### Task details
For each line of the data below that holds "chart", copy the line.

### The records
........

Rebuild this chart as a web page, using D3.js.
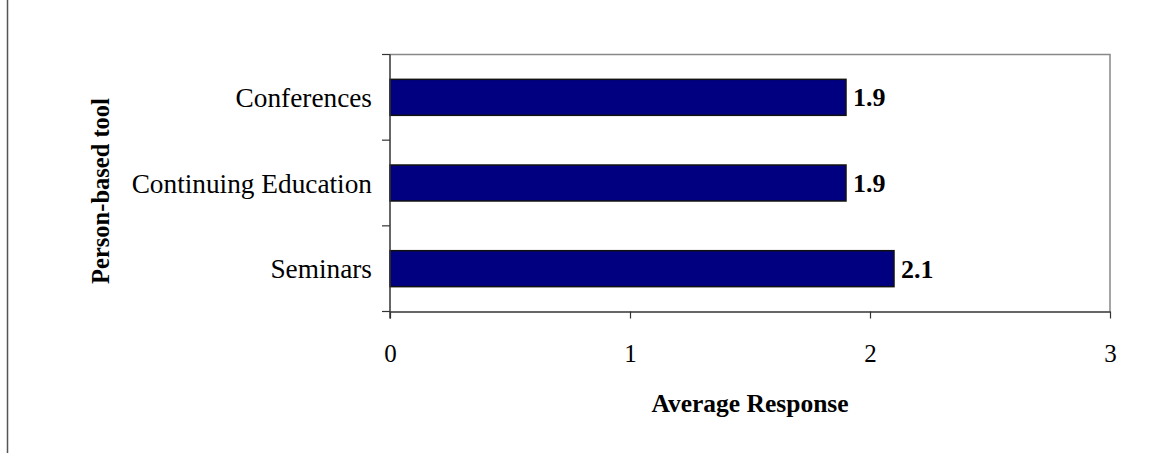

........

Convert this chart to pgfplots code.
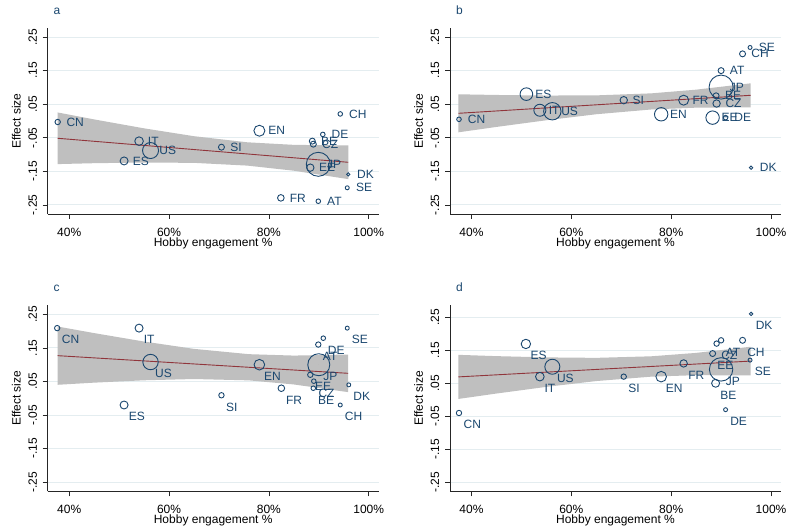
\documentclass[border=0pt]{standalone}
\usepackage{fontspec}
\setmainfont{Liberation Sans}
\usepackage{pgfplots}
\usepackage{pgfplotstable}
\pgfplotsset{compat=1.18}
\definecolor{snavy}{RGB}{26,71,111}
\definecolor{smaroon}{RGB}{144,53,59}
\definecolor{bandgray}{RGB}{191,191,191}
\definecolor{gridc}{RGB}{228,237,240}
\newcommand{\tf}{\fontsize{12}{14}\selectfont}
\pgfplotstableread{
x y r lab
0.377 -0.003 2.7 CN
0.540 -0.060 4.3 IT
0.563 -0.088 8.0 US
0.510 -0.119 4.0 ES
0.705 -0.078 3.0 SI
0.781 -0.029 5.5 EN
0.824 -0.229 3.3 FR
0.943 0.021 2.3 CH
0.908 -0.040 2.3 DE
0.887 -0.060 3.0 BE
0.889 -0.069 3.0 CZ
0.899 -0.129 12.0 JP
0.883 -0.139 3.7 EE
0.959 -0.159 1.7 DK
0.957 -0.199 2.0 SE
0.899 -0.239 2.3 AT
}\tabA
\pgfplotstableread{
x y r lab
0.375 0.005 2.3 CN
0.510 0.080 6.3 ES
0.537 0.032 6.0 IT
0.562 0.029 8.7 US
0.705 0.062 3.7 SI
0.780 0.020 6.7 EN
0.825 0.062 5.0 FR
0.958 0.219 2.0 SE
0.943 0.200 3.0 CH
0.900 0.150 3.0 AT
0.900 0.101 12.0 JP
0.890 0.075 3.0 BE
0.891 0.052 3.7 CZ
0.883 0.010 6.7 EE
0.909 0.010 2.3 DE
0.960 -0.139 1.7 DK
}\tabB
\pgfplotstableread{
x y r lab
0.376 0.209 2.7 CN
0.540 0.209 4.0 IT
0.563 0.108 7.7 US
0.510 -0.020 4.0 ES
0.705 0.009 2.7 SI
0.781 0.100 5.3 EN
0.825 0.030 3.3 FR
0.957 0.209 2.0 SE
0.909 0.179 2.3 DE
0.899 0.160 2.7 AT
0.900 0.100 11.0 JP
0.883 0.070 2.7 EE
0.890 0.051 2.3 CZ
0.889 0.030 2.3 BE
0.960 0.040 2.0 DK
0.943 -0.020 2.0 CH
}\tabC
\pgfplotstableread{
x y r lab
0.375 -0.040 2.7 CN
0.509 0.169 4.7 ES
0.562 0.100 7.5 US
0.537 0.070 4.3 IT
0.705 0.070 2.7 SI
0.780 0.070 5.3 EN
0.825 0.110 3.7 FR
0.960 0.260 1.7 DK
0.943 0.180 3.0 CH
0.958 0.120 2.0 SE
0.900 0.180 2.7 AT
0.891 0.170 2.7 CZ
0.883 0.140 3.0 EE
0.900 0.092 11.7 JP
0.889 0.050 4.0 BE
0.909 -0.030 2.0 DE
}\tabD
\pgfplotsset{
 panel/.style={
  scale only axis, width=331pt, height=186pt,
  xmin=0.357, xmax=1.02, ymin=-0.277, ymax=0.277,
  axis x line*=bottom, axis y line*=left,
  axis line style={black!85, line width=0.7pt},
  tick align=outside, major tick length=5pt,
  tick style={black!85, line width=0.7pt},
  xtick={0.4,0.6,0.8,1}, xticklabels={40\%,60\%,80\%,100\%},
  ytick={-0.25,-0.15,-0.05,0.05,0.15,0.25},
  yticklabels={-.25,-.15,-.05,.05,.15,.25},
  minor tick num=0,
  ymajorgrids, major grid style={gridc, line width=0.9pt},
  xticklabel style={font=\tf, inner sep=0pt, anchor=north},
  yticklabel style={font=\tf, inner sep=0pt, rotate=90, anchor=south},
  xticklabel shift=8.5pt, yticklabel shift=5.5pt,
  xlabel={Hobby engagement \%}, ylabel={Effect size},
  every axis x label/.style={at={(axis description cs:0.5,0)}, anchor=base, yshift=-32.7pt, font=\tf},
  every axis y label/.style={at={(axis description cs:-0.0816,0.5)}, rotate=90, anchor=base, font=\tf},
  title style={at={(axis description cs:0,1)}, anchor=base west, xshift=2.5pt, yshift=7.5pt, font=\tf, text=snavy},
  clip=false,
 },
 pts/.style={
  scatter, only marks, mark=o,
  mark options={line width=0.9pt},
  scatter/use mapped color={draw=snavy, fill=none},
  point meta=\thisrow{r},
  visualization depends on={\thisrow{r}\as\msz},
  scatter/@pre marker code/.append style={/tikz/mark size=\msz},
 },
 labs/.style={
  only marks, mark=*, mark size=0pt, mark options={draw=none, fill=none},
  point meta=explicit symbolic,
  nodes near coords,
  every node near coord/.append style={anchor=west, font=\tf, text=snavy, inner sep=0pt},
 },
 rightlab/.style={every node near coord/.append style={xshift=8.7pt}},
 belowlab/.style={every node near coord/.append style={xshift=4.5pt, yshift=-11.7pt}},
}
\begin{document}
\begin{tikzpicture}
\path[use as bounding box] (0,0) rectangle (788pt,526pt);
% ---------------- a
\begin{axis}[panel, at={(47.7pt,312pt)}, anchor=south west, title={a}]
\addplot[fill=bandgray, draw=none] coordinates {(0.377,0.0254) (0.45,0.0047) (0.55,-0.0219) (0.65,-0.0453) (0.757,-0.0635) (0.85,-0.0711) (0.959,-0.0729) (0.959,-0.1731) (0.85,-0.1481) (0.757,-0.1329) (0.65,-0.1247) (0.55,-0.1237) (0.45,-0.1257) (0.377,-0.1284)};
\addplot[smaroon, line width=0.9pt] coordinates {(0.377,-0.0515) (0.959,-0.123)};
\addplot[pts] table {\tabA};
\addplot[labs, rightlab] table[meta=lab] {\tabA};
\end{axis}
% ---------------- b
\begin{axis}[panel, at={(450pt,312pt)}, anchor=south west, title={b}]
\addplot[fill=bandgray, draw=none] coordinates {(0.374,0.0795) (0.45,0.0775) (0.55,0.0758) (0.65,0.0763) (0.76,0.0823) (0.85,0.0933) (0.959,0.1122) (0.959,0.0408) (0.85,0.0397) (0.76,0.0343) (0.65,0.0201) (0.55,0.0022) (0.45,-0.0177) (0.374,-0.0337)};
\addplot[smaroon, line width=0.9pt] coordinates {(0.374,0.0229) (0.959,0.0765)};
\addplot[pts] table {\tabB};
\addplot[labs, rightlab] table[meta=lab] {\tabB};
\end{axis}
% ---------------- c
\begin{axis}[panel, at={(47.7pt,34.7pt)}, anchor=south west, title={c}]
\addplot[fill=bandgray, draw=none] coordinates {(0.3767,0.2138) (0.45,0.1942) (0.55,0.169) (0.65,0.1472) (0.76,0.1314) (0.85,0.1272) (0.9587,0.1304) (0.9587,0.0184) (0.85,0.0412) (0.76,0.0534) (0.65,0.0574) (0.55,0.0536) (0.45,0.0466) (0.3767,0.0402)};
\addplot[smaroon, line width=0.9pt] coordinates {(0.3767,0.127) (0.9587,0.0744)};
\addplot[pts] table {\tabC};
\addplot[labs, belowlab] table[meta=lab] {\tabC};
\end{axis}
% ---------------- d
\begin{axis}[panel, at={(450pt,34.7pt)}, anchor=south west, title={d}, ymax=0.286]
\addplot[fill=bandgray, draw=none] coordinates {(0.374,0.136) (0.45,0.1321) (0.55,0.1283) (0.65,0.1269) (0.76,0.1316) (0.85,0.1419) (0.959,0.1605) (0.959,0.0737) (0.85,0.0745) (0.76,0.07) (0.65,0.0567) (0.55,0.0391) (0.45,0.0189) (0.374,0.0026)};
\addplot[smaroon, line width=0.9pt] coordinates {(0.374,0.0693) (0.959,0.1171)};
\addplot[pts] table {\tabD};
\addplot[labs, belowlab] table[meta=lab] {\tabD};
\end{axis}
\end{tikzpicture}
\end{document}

........

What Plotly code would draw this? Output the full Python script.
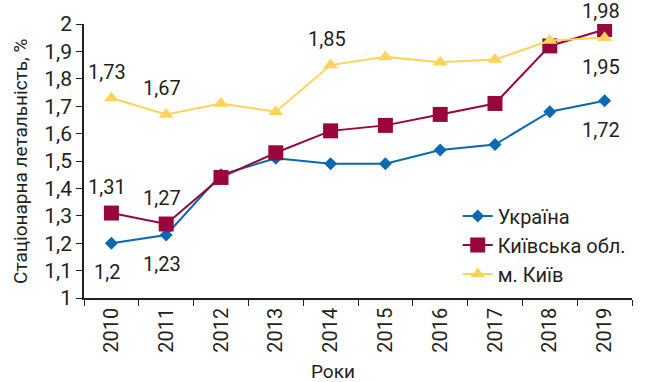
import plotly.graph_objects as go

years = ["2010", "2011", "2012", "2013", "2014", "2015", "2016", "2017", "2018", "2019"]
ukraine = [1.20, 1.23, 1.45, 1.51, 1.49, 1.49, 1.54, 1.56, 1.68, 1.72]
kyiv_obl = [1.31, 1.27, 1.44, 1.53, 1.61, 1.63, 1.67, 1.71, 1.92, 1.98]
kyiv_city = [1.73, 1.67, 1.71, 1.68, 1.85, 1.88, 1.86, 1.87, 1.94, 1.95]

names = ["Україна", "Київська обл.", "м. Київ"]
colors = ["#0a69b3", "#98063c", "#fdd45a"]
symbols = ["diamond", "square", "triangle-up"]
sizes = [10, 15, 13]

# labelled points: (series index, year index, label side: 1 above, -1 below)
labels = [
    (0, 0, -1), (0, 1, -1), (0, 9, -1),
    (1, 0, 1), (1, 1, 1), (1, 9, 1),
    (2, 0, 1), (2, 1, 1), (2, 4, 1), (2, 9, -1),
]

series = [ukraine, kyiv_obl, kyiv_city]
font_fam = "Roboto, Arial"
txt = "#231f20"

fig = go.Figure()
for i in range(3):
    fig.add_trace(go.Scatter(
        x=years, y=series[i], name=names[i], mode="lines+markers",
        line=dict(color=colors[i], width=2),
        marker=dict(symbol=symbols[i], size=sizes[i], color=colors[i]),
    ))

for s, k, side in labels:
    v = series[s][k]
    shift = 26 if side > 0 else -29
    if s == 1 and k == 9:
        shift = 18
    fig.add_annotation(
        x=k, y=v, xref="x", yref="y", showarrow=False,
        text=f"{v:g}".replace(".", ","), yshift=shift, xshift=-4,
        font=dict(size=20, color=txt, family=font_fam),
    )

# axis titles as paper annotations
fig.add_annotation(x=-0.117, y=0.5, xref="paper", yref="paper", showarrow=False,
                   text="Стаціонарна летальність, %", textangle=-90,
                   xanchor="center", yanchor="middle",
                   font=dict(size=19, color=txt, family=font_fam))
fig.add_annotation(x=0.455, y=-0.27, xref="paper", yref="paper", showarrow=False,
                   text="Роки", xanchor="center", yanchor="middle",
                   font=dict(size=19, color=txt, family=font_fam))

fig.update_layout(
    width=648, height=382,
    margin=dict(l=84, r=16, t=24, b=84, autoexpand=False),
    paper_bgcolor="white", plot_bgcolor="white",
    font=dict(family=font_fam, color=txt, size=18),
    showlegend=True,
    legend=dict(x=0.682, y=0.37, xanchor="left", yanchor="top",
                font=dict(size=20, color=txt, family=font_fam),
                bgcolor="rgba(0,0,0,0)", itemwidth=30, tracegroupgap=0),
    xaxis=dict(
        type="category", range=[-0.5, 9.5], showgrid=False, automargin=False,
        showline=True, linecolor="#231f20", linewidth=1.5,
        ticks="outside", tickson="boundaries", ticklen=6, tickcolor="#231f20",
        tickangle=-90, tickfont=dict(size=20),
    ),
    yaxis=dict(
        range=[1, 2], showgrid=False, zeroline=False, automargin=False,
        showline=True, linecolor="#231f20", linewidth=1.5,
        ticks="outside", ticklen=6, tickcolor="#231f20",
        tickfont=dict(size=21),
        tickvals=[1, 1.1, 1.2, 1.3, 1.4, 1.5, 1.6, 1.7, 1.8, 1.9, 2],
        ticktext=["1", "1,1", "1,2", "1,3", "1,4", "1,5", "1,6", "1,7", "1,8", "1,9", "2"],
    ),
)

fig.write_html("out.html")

........

### Worked solution
Rebuild this chart as a web page, using D3.js.
Convert this chart to pgfplots code.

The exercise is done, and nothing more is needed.